早餐上桌,吃了一碗汤圆和一只花卷。我问母亲:"原打算和大小孩去办社保,但前些天和兄长吃饭的时候,他似乎岔开话题,他不愿意帮大小孩缴社保的话,我还要和大小孩去办吗?"母亲说:"再等等吧。下次再问一下。他不愿缴,办了社保难道要我们去缴?"
父亲剜了母亲一眼,不知什么意思?我接着说:"兄长一直在微信说叫我们帮大小孩找个交社保的固定工作。"母亲激愤道:"你兄长他倒好,什么都推给旁人去操心,他干嘛不自己去帮大小孩找个交社保的固定工作呀。"
我说:“现在的问题不是找什么固定工作,一是他都不愿意出去工作;二是即使他出去工作都是一两天十来天就不做了,即使找到交社保的固定工作也没用呀。”母亲说:“没办法。随他去吧。他又不能够吃苦。”

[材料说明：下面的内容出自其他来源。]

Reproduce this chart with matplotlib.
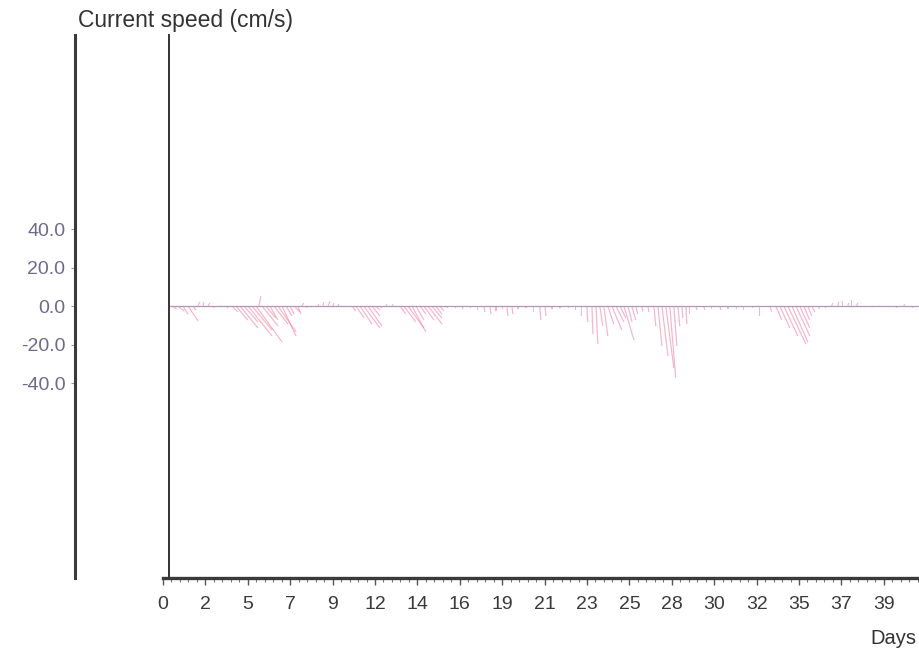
import numpy as np
import matplotlib
matplotlib.use("Agg")
import matplotlib.pyplot as plt
from matplotlib.ticker import FixedLocator, MultipleLocator

plt.rcParams['font.family'] = ['Liberation Sans', 'DejaVu Sans']

# ---------------- data ----------------
# time of each current vector (days)
days = [0.49, 0.82, 1.09, 1.37, 1.64, 1.91, 2.19, 2.46, 2.74, 3.12, 3.45,
        3.77, 3.99, 4.21, 4.43, 4.65, 4.87, 5.09, 5.25, 5.42, 5.63, 5.85,
        6.07, 6.29, 6.51, 6.73, 6.95, 7.17, 7.38, 7.60, 7.82, 8.10,
        8.48, 8.75, 9.03, 9.30, 9.57, 9.90,
        10.34, 10.56, 10.78, 10.99, 11.21, 11.43, 11.65, 11.87, 12.20, 12.53, 12.75,
        12.96, 13.18, 13.40, 13.62, 13.84, 14.06, 14.28, 14.50, 14.71, 14.93, 15.15, 15.48,
        15.97, 16.36, 16.79, 17.23, 17.56, 17.89, 18.22, 18.54, 18.82, 19.09, 19.42,
        19.86, 20.29, 20.62, 20.90, 21.28, 21.72, 22.15, 22.59, 22.92, 23.19, 23.47,
        23.69, 23.90, 24.12, 24.34, 24.56, 24.78, 25.00, 25.22, 25.44, 25.65, 25.87,
        26.20, 26.53,
        26.86, 27.08, 27.30, 27.51, 27.73, 27.95, 28.17, 28.39, 28.61, 28.83, 29.16,
        29.59, 30.03, 30.47, 30.91, 31.34, 31.78, 32.22, 32.66,
        33.20, 33.53, 33.75, 33.97, 34.19, 34.41, 34.63, 34.84, 35.06, 35.28, 35.50,
        35.83, 36.21,
        36.59, 36.92, 37.20, 37.47, 37.69, 37.96, 38.34, 38.78, 39.22, 39.66, 40.10,
        40.53, 40.97]

# eastward component (cm/s)
u = [2.6, 3.1, 2.6, 5.2, 1.6, 1.0, 0.5, 1.0, 0.5, 1.0, 1.0,
     3.1, 6.2, 9.4, 7.3, 12.5, 10.4, 13.5, 1.0, 8.3, 5.2, 4.2,
     7.3, 9.4, 7.3, 3.1, 2.1, 3.1, 1.6, 1.0, 0.5, 0.5,
     0.5, 0.5, 1.0, 0.5, 0.5, 0.5,
     2.1, 4.2, 6.2, 8.3, 7.3, 4.2, 2.1, 1.0, 0.5, 0.5, 0.5,
     3.1, 6.2, 8.3, 7.3, 4.2, 3.1, 5.2, 7.3, 5.2, 3.1, 2.1, 1.0,
     0.5, 0.5, 0.5, 0.0, 0.5, 0.5, 0.0, 0.5, 0.5, 0.5, 0.0,
     0.0, 0.0, 0.5, 0.5, 0.0, 0.0, 0.5, 0.0, 0.0, 0.5, 0.5,
     1.0, 1.6, 2.1, 3.1, 5.2, 4.2, 3.1, 5.2, 2.1, 2.1, 1.0,
     0.5, 0.5,
     1.0, 2.1, 3.1, 4.2, 3.1, 1.6, 1.0, 0.5, 0.5, 0.0, 0.5,
     0.5, 0.0, 0.5, 0.0, 0.5, 0.0, 0.5, 0.0,
     1.0, 3.1, 5.2, 7.3, 9.4, 8.3, 7.3, 5.2, 3.1, 2.1, 1.6,
     1.0, 0.5,
     0.5, 0.5, 0.0, 0.5, 0.0, 0.5, 0.5, 0.5, 0.0, 0.5, 0.5,
     0.5, 0.5]

# northward component (cm/s)
v = [-1.6, -2.6, -4.2, -7.8, -2.1, 2.1, 2.1, 1.6, -1.0, -0.5, -1.0,
     -3.1, -7.3, -11.4, -8.3, -15.6, -12.5, -18.7, 5.2, -10.4, -6.2, -7.3,
     -9.4, -13.5, -15.6, -5.2, -4.2, -3.1, -4.2, 1.6, -1.0, -0.5,
     1.0, 2.1, 2.6, 1.6, 1.0, -0.5,
     -2.6, -6.2, -9.4, -11.4, -10.4, -5.2, -2.1, -1.0, 1.0, 1.0, -0.5,
     -4.2, -8.3, -11.4, -13.5, -7.3, -4.2, -7.3, -9.4, -6.2, -4.2, -2.6, -1.0,
     -1.0, -1.6, -1.0, -2.1, -3.1, -4.2, -2.6, -1.6, -5.2, -4.2, -1.6,
     -1.0, -3.1, -7.3, -5.2, -1.6, -1.0, -1.0, -2.1, -5.2, -8.3, -14.6,
     -19.8, -10.4, -15.6, -9.4, -12.5, -8.3, -6.2, -17.7, -8.3, -7.3, -4.2,
     -2.6, -3.1,
     -10.4, -20.8, -26.0, -32.2, -37.4, -20.8, -10.4, -6.2, -9.4, -4.2, -2.1,
     -2.1, -1.6, -2.1, -1.6, -1.6, -2.1, -1.0, -5.2,
     -3.1, -7.3, -11.4, -15.6, -19.8, -18.7, -15.6, -11.4, -7.3, -5.2, -3.1,
     -1.6, -1.0,
     1.6, 2.1, 2.6, 1.6, 3.1, 1.6, -0.5, -0.5, -0.5, -0.5, -1.0,
     1.0, -1.0]

xtick_labels = ['0', '2', '5', '7', '9', '12', '14', '16', '19', '21', '23',
                '25', '28', '30', '32', '35', '37', '39']
ytick_values = [40, 20, 0, -20, -40]
ytick_labels = ['40.0', '20.0', '0.0', '-20.0', '-40.0']

# ---------------- figure ----------------
W, H = 919, 659
fig = plt.figure(figsize=(W / 100, H / 100), dpi=100)
x0, x1 = 163, 919
y_top, y_bot = 35, 578
ax = fig.add_axes([x0 / W, 1 - y_bot / H, (x1 - x0) / W, (y_bot - y_top) / H])

tick_step = 2.32
ax.set_xlim(0, (x1 - x0) / 42.4 * tick_step)
ax.set_ylim(-141.3, 140.8)

# zero line
ax.axhline(0, xmin=6 / (x1 - x0), color='#a89bb8', lw=0.9, zorder=1)

# stick plot
ax.quiver(days, np.zeros(len(days)), u, v, angles='uv', scale_units='y',
          scale=1, color='#f27a9e', alpha=0.55, width=0.0016,
          headwidth=1, headlength=0, headaxislength=0, pivot='tail', zorder=2)

# spines
for s in ['top', 'right']:
    ax.spines[s].set_visible(False)
ax.spines['left'].set_position(('axes', 6 / (x1 - x0)))
ax.spines['left'].set_color('#333333')
ax.spines['left'].set_linewidth(1.4)
ax.spines['bottom'].set_color('#3a3a3a')
ax.spines['bottom'].set_linewidth(2.4)
ax.set_yticks([])

# x ticks
ax.xaxis.set_major_locator(FixedLocator(np.arange(len(xtick_labels)) * tick_step))
ax.set_xticklabels(xtick_labels)
ax.xaxis.set_minor_locator(MultipleLocator(tick_step / 5))
ax.tick_params(axis='x', which='major', direction='out', length=5, width=1,
               color='#555555', labelsize=14, labelcolor='#3a3a3a', pad=8)
ax.tick_params(axis='x', which='minor', direction='out', length=3, width=0.8,
               color='#777777')

# outer y axis with labels
sec = ax.secondary_yaxis((75 - x0) / (x1 - x0))
sec.set_yticks(ytick_values)
sec.set_yticklabels(ytick_labels)
sec.spines['left'].set_color('#3a3a3a')
sec.spines['left'].set_linewidth(2.2)
sec.tick_params(axis='y', direction='out', length=3, width=0.8, color='#999999',
                labelsize=14, labelcolor='#6e6a8a', pad=4)

fig.text(78 / W, 1 - 20 / H, 'Current speed (cm/s)', fontsize=16.5,
         color='#333333', ha='left', va='center')
fig.text(916 / W, 1 - 638 / H, 'Days', fontsize=14.5, color='#333333',
         ha='right', va='center')

fig.savefig('out.png', dpi=100)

父亲说:“上次他到工厂也做了十来天,是工厂的人坏,先是说没有夜班,结果他做了几天白班就叫他做夜班。”我控制住自己翻白眼的冲动,说:“现在不同以往,外面都是这样。没有哪个老板是慈善家。个个都是压榨剥削的能手,你和他计较这些?他才不会多费口舌解释只会让你滚蛋。”
母亲说:“主要是大小孩自己不能够吃苦。我们年轻的时候,那叫吃的个什么苦?”于是乎,父母又一遍开始他们的炫耀苦难,比比谁比谁穷谁比谁苦?说得不亦乐乎。我洗干净所有的碗,回自己房间,不想听他们废话。

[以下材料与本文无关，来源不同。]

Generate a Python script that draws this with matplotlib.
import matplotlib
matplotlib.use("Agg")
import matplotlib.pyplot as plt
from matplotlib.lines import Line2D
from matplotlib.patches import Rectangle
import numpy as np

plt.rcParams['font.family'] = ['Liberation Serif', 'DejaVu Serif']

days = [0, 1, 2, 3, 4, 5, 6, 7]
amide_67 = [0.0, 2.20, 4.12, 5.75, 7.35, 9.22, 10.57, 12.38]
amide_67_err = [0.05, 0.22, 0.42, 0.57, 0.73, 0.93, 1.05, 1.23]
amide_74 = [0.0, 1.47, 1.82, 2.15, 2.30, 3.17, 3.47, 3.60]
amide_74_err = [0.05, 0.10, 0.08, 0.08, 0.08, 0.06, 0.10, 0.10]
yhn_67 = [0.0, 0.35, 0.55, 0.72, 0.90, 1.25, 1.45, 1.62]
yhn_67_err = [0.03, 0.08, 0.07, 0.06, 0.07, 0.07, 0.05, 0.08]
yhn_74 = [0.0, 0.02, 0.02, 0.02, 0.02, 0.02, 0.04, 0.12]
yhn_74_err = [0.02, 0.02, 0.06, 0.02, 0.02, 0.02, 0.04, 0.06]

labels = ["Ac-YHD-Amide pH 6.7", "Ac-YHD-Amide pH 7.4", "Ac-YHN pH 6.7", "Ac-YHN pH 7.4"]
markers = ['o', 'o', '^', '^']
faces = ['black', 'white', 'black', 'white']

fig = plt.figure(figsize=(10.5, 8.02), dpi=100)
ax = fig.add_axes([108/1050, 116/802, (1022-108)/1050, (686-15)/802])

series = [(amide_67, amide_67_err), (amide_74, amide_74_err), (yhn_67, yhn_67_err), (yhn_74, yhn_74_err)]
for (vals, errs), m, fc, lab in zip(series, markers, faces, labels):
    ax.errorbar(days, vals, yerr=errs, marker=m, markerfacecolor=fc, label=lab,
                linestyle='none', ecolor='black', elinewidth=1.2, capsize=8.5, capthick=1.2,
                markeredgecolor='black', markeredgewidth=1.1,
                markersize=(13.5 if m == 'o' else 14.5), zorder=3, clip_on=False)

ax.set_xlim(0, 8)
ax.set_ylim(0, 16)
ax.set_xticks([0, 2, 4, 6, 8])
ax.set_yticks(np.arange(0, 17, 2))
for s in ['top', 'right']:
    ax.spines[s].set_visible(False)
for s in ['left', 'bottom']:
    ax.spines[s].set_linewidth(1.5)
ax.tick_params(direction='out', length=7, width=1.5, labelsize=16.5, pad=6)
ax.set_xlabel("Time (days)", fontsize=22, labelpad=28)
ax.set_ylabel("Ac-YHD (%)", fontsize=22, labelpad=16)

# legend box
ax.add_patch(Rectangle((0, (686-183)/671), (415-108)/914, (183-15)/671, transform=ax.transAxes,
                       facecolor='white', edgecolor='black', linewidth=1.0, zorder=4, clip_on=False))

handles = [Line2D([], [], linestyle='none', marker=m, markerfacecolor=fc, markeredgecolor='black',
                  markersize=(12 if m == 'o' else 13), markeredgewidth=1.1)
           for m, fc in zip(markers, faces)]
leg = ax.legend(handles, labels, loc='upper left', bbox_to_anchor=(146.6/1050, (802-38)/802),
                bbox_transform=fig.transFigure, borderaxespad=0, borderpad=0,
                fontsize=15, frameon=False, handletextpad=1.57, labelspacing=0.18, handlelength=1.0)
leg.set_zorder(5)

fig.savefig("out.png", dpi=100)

你们怎么穷也好怎么苦也罢,又不是我们下一代造成的,得瑟什么?你要觉得愤愤不平,要怪就怪自己的父母怪当时的社会,父母没有能力还要生个不停,那么愚蠢和麻木不仁;当时的社会,新中国成立不多久,一个千疮百孔的国家,每个人都处在又穷又苦的状况,偏别人不说你炫耀个不停?再说,国家也补偿你们了,现在的幸福生活谁给的忘记了吗?天天看新闻看天下大事,现在的天下和过去的能一样吗你们都没有知觉吗?你们得到补偿还腆着脸说过去怎样怎样,那我们呢?倒霉悲催的七零后,我们半分补偿都没有,卡在怪兽的嘴里,逃不掉而苟延残喘着,我们又找谁去?你觉得自己的童年苦不堪言,于是没有任何原则和底线的溺爱和搓磨大小孩,现在他成了和你们一样的废物,倒是甩手不管了。对子女对儿孙从来不曾有过实质性的帮助,除了在子女身上倾泄所有的负面情绪,便空有一张颠倒黑白的铁齿铜牙。

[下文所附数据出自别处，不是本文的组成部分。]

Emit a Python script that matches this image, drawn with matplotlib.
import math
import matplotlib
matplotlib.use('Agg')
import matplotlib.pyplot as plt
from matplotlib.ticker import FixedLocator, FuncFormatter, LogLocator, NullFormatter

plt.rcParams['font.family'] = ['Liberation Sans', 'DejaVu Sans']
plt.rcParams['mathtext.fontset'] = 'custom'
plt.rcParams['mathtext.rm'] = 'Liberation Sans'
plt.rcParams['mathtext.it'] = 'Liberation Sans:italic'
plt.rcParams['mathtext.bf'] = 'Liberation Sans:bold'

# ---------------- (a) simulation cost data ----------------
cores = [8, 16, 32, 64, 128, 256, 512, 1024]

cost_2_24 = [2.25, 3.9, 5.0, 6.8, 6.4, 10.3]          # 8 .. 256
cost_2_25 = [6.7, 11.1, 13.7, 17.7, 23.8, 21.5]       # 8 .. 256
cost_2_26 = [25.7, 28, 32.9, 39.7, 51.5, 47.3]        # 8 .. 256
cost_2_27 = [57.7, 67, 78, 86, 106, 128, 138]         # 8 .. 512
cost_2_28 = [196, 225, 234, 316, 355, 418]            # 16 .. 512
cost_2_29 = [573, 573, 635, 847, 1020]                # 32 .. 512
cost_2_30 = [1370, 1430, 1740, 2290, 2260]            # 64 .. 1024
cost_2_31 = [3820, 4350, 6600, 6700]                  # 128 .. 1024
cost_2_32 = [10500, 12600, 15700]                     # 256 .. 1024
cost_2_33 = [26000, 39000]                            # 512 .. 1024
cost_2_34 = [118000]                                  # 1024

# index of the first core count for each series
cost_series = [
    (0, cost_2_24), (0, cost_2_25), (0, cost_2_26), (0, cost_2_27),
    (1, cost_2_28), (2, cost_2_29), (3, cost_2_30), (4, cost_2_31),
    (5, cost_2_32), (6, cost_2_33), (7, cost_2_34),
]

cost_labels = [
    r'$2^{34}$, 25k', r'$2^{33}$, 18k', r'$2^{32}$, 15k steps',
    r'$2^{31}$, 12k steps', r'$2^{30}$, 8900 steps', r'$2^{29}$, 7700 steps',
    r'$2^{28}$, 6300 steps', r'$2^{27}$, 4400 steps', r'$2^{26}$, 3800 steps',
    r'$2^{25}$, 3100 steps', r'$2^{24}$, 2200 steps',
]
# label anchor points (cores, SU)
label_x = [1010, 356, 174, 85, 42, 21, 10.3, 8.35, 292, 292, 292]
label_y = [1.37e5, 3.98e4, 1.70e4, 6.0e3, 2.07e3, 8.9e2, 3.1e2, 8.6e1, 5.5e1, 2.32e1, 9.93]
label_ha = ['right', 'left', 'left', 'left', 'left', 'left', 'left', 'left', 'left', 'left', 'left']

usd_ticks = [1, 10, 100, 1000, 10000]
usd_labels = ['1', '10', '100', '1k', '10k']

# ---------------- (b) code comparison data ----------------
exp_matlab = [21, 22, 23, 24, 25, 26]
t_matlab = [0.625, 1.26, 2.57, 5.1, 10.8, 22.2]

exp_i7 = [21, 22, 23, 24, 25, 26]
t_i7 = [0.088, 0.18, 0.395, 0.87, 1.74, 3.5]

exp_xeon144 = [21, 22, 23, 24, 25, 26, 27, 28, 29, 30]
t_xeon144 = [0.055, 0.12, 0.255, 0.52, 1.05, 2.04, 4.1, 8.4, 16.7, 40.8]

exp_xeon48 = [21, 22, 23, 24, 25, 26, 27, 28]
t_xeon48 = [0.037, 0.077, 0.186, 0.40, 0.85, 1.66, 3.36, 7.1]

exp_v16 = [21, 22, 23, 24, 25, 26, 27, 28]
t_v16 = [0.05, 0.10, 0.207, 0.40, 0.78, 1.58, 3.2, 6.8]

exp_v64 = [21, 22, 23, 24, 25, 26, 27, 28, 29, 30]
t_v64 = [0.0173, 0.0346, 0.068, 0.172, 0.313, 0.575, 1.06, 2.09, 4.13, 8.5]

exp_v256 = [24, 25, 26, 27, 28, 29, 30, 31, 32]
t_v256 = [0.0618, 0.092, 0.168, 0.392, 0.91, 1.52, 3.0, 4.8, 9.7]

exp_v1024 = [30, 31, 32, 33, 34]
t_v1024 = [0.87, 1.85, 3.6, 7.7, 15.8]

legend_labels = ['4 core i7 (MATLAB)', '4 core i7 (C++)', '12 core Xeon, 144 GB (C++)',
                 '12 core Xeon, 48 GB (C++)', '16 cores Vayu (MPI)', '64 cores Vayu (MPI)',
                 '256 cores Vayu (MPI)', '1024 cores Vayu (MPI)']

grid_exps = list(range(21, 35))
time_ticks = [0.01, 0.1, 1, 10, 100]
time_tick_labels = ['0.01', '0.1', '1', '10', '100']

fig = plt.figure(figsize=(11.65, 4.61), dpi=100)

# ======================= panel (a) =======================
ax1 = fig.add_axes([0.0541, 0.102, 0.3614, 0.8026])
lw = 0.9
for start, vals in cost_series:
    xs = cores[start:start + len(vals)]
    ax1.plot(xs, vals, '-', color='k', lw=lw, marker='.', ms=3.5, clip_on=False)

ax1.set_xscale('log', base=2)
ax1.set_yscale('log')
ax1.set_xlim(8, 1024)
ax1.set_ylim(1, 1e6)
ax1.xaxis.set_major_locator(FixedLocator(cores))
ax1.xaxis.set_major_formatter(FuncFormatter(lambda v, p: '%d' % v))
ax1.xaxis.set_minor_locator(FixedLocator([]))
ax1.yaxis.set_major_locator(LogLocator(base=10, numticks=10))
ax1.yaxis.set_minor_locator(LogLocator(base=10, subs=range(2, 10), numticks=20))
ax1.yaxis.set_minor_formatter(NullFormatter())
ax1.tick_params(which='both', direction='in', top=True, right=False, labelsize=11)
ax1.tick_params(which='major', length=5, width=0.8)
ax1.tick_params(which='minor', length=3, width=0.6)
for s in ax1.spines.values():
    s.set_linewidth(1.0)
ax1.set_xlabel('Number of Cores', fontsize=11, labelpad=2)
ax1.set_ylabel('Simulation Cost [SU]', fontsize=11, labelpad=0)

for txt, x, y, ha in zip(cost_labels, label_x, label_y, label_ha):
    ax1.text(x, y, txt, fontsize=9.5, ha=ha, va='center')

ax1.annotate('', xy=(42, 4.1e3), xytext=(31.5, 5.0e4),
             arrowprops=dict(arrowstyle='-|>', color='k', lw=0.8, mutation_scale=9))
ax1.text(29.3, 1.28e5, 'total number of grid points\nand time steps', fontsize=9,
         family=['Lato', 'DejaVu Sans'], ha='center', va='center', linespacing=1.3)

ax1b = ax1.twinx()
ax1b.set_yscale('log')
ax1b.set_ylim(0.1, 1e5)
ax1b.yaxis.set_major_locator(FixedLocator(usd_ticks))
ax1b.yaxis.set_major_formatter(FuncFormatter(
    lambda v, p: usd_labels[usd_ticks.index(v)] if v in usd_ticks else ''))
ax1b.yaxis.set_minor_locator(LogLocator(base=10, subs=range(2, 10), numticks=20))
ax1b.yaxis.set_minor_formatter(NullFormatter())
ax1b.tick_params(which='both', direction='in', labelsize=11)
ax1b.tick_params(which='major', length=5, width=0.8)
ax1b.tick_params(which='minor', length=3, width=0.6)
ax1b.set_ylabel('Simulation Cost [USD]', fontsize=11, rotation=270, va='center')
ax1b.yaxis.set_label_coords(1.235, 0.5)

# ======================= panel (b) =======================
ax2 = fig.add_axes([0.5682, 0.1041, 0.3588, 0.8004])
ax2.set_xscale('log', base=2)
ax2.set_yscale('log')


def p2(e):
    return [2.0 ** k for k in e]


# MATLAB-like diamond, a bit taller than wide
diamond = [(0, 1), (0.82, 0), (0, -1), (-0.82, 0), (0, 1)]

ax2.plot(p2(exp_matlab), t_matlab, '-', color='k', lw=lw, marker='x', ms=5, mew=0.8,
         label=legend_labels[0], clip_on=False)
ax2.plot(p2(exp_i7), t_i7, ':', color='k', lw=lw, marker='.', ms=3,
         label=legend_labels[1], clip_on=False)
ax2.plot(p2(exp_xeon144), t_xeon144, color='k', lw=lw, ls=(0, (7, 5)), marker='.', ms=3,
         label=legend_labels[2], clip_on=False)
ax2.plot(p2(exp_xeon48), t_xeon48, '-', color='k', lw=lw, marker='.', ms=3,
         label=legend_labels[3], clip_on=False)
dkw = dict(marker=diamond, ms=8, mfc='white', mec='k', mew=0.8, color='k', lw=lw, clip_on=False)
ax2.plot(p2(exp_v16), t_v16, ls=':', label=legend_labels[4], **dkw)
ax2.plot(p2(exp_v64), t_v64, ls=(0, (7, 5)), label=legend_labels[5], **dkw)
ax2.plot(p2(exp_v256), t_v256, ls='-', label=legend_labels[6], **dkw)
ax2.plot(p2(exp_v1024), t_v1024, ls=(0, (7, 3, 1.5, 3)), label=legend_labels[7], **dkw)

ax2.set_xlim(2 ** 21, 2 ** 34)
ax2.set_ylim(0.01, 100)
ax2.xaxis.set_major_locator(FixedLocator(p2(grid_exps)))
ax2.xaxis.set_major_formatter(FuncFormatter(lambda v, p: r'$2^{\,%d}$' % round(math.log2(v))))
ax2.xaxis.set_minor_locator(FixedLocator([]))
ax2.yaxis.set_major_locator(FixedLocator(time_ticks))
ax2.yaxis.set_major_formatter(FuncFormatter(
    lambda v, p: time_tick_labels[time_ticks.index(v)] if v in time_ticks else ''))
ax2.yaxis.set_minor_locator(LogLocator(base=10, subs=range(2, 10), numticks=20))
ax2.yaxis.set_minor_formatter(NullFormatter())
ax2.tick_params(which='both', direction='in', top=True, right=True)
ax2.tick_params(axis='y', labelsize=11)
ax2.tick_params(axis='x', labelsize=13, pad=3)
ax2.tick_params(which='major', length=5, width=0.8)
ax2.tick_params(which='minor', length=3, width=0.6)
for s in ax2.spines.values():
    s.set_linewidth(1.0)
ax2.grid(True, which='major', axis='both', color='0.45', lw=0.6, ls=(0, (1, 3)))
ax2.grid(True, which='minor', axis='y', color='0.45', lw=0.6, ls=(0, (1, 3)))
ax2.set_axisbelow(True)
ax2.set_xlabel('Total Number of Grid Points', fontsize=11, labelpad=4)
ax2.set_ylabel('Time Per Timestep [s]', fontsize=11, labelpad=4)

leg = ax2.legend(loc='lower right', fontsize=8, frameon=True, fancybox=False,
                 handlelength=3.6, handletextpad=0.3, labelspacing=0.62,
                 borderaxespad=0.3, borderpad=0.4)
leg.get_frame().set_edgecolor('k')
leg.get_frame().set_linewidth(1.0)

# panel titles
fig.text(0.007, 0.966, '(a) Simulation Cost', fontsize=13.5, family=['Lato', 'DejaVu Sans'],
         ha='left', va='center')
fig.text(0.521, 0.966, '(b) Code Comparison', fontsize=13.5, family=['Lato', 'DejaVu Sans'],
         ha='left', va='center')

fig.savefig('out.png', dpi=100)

心里想:也许不应该苛责父母,所以才最终保持了沉默。但是,就个人而言我完全有立场愤恨,和小龙女一样,没有谁愿意承接这受诅咒的生命。但是,已然来了这个人间。再恨也要走下去,哪怕每一步都是钻心的疼。佛说:众生皆苦。
玻璃窗外的乌云散去了一些,有微弱的阳光照进来。我坐在电脑前写这些字。我不怕未来走不下去,只怕我自己失去勇气。勇敢,也是一种智慧。